- What is being asked:
Skip every picture and transcribe the remaining material exactly.

begin

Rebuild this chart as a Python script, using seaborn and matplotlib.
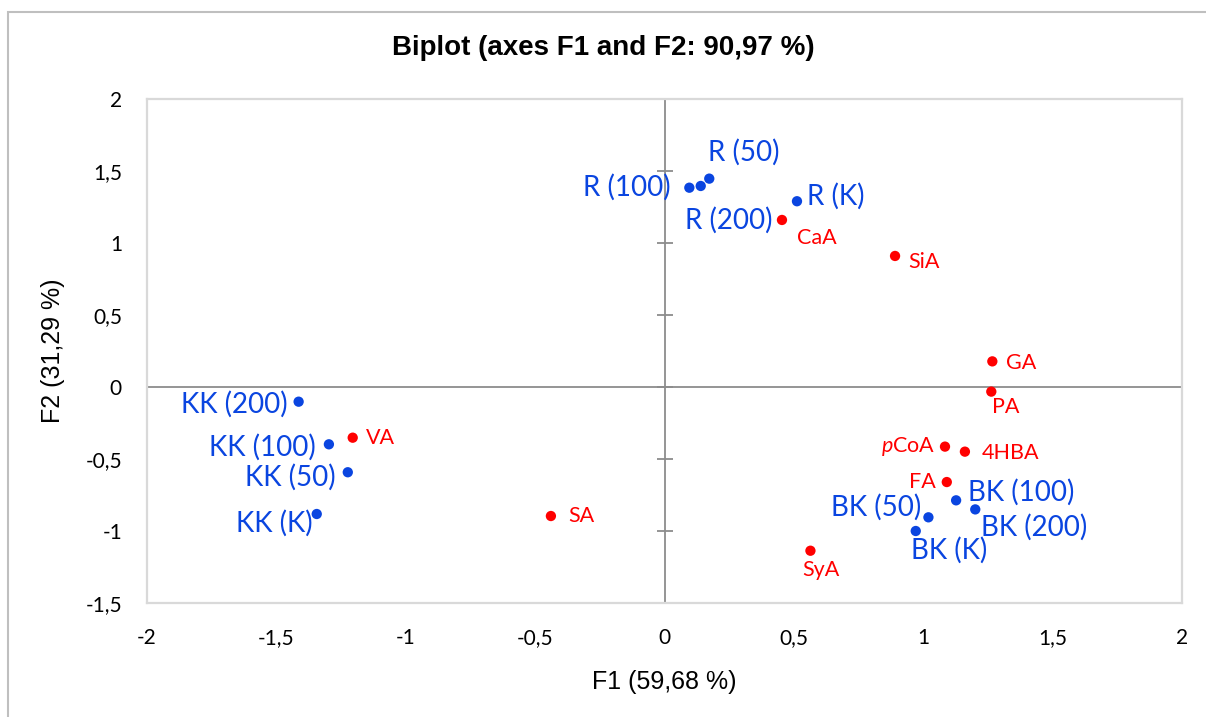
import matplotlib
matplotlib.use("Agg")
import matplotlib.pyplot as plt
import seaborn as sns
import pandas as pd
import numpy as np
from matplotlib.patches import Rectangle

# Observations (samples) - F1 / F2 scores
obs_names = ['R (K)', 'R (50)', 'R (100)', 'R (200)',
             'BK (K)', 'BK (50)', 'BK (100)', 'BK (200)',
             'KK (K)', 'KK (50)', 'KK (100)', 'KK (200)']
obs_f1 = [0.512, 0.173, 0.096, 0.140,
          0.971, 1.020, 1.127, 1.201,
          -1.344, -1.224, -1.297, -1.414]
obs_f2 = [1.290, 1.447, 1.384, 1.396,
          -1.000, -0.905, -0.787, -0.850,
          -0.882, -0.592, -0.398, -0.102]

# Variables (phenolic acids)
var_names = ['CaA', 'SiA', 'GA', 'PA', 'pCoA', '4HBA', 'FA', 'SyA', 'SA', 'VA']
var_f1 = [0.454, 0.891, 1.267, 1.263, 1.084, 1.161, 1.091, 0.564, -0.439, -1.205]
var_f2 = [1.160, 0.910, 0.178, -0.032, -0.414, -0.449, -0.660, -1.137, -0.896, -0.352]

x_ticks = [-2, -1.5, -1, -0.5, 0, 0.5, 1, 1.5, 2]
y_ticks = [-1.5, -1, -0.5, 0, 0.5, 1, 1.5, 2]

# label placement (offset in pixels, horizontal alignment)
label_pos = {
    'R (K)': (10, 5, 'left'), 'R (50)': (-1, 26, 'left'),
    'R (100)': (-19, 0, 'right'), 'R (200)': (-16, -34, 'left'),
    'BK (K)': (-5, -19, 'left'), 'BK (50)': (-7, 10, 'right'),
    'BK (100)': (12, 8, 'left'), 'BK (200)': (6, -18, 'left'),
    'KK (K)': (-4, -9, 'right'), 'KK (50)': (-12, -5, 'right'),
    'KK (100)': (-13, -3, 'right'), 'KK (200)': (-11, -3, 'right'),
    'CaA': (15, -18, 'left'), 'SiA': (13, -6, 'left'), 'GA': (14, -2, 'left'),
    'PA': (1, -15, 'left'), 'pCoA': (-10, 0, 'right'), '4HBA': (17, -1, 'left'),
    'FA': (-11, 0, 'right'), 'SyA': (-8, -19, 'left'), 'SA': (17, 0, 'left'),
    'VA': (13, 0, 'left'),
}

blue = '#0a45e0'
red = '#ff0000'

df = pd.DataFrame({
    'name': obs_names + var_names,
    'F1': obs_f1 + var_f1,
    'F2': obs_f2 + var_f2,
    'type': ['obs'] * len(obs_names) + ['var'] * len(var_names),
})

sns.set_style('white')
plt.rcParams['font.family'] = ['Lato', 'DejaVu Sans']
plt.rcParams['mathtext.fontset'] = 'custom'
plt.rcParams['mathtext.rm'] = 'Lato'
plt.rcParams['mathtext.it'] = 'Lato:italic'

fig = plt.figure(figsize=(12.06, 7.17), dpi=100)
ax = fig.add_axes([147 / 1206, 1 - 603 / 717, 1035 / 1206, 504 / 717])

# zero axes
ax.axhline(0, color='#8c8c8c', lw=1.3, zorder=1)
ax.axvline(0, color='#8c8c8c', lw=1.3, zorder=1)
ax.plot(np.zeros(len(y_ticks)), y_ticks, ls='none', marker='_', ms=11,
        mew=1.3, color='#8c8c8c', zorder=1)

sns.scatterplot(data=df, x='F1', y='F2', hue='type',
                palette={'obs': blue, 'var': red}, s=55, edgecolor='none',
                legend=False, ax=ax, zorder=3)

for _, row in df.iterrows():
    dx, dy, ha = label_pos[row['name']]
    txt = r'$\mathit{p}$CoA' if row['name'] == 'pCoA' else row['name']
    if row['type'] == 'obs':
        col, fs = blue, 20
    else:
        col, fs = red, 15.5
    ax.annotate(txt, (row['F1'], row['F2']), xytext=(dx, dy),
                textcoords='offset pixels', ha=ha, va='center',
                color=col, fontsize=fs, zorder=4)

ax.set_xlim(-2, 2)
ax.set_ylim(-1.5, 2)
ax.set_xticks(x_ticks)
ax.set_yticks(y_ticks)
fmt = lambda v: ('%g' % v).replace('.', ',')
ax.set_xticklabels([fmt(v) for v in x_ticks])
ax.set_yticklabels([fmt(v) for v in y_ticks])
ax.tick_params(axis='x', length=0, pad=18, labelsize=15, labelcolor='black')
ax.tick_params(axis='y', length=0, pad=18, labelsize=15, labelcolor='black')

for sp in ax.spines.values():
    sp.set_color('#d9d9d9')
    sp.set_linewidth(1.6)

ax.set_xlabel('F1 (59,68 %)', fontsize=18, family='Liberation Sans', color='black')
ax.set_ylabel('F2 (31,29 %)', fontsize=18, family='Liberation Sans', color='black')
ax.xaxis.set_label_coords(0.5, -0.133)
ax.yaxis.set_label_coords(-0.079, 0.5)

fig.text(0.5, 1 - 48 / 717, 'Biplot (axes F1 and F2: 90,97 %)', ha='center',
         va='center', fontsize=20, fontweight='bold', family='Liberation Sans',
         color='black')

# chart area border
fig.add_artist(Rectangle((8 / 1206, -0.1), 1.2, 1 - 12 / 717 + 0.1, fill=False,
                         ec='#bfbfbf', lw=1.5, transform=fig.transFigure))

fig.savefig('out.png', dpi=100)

end

- Solution to the exercise:
Rebuild this chart as a Python script, using seaborn and matplotlib.
import matplotlib
matplotlib.use("Agg")
import matplotlib.pyplot as plt
import seaborn as sns
import pandas as pd
import numpy as np
from matplotlib.patches import Rectangle

# Observations (samples) - F1 / F2 scores
obs_names = ['R (K)', 'R (50)', 'R (100)', 'R (200)',
             'BK (K)', 'BK (50)', 'BK (100)', 'BK (200)',
             'KK (K)', 'KK (50)', 'KK (100)', 'KK (200)']
obs_f1 = [0.512, 0.173, 0.096, 0.140,
          0.971, 1.020, 1.127, 1.201,
          -1.344, -1.224, -1.297, -1.414]
obs_f2 = [1.290, 1.447, 1.384, 1.396,
          -1.000, -0.905, -0.787, -0.850,
          -0.882, -0.592, -0.398, -0.102]

# Variables (phenolic acids)
var_names = ['CaA', 'SiA', 'GA', 'PA', 'pCoA', '4HBA', 'FA', 'SyA', 'SA', 'VA']
var_f1 = [0.454, 0.891, 1.267, 1.263, 1.084, 1.161, 1.091, 0.564, -0.439, -1.205]
var_f2 = [1.160, 0.910, 0.178, -0.032, -0.414, -0.449, -0.660, -1.137, -0.896, -0.352]

x_ticks = [-2, -1.5, -1, -0.5, 0, 0.5, 1, 1.5, 2]
y_ticks = [-1.5, -1, -0.5, 0, 0.5, 1, 1.5, 2]

# label placement (offset in pixels, horizontal alignment)
label_pos = {
    'R (K)': (10, 5, 'left'), 'R (50)': (-1, 26, 'left'),
    'R (100)': (-19, 0, 'right'), 'R (200)': (-16, -34, 'left'),
    'BK (K)': (-5, -19, 'left'), 'BK (50)': (-7, 10, 'right'),
    'BK (100)': (12, 8, 'left'), 'BK (200)': (6, -18, 'left'),
    'KK (K)': (-4, -9, 'right'), 'KK (50)': (-12, -5, 'right'),
    'KK (100)': (-13, -3, 'right'), 'KK (200)': (-11, -3, 'right'),
    'CaA': (15, -18, 'left'), 'SiA': (13, -6, 'left'), 'GA': (14, -2, 'left'),
    'PA': (1, -15, 'left'), 'pCoA': (-10, 0, 'right'), '4HBA': (17, -1, 'left'),
    'FA': (-11, 0, 'right'), 'SyA': (-8, -19, 'left'), 'SA': (17, 0, 'left'),
    'VA': (13, 0, 'left'),
}

blue = '#0a45e0'
red = '#ff0000'

df = pd.DataFrame({
    'name': obs_names + var_names,
    'F1': obs_f1 + var_f1,
    'F2': obs_f2 + var_f2,
    'type': ['obs'] * len(obs_names) + ['var'] * len(var_names),
})

sns.set_style('white')
plt.rcParams['font.family'] = ['Lato', 'DejaVu Sans']
plt.rcParams['mathtext.fontset'] = 'custom'
plt.rcParams['mathtext.rm'] = 'Lato'
plt.rcParams['mathtext.it'] = 'Lato:italic'

fig = plt.figure(figsize=(12.06, 7.17), dpi=100)
ax = fig.add_axes([147 / 1206, 1 - 603 / 717, 1035 / 1206, 504 / 717])

# zero axes
ax.axhline(0, color='#8c8c8c', lw=1.3, zorder=1)
ax.axvline(0, color='#8c8c8c', lw=1.3, zorder=1)
ax.plot(np.zeros(len(y_ticks)), y_ticks, ls='none', marker='_', ms=11,
        mew=1.3, color='#8c8c8c', zorder=1)

sns.scatterplot(data=df, x='F1', y='F2', hue='type',
                palette={'obs': blue, 'var': red}, s=55, edgecolor='none',
                legend=False, ax=ax, zorder=3)

for _, row in df.iterrows():
    dx, dy, ha = label_pos[row['name']]
    txt = r'$\mathit{p}$CoA' if row['name'] == 'pCoA' else row['name']
    if row['type'] == 'obs':
        col, fs = blue, 20
    else:
        col, fs = red, 15.5
    ax.annotate(txt, (row['F1'], row['F2']), xytext=(dx, dy),
                textcoords='offset pixels', ha=ha, va='center',
                color=col, fontsize=fs, zorder=4)

ax.set_xlim(-2, 2)
ax.set_ylim(-1.5, 2)
ax.set_xticks(x_ticks)
ax.set_yticks(y_ticks)
fmt = lambda v: ('%g' % v).replace('.', ',')
ax.set_xticklabels([fmt(v) for v in x_ticks])
ax.set_yticklabels([fmt(v) for v in y_ticks])
ax.tick_params(axis='x', length=0, pad=18, labelsize=15, labelcolor='black')
ax.tick_params(axis='y', length=0, pad=18, labelsize=15, labelcolor='black')

for sp in ax.spines.values():
    sp.set_color('#d9d9d9')
    sp.set_linewidth(1.6)

ax.set_xlabel('F1 (59,68 %)', fontsize=18, family='Liberation Sans', color='black')
ax.set_ylabel('F2 (31,29 %)', fontsize=18, family='Liberation Sans', color='black')
ax.xaxis.set_label_coords(0.5, -0.133)
ax.yaxis.set_label_coords(-0.079, 0.5)

fig.text(0.5, 1 - 48 / 717, 'Biplot (axes F1 and F2: 90,97 %)', ha='center',
         va='center', fontsize=20, fontweight='bold', family='Liberation Sans',
         color='black')

# chart area border
fig.add_artist(Rectangle((8 / 1206, -0.1), 1.2, 1 - 12 / 717 + 0.1, fill=False,
                         ec='#bfbfbf', lw=1.5, transform=fig.transFigure))

fig.savefig('out.png', dpi=100)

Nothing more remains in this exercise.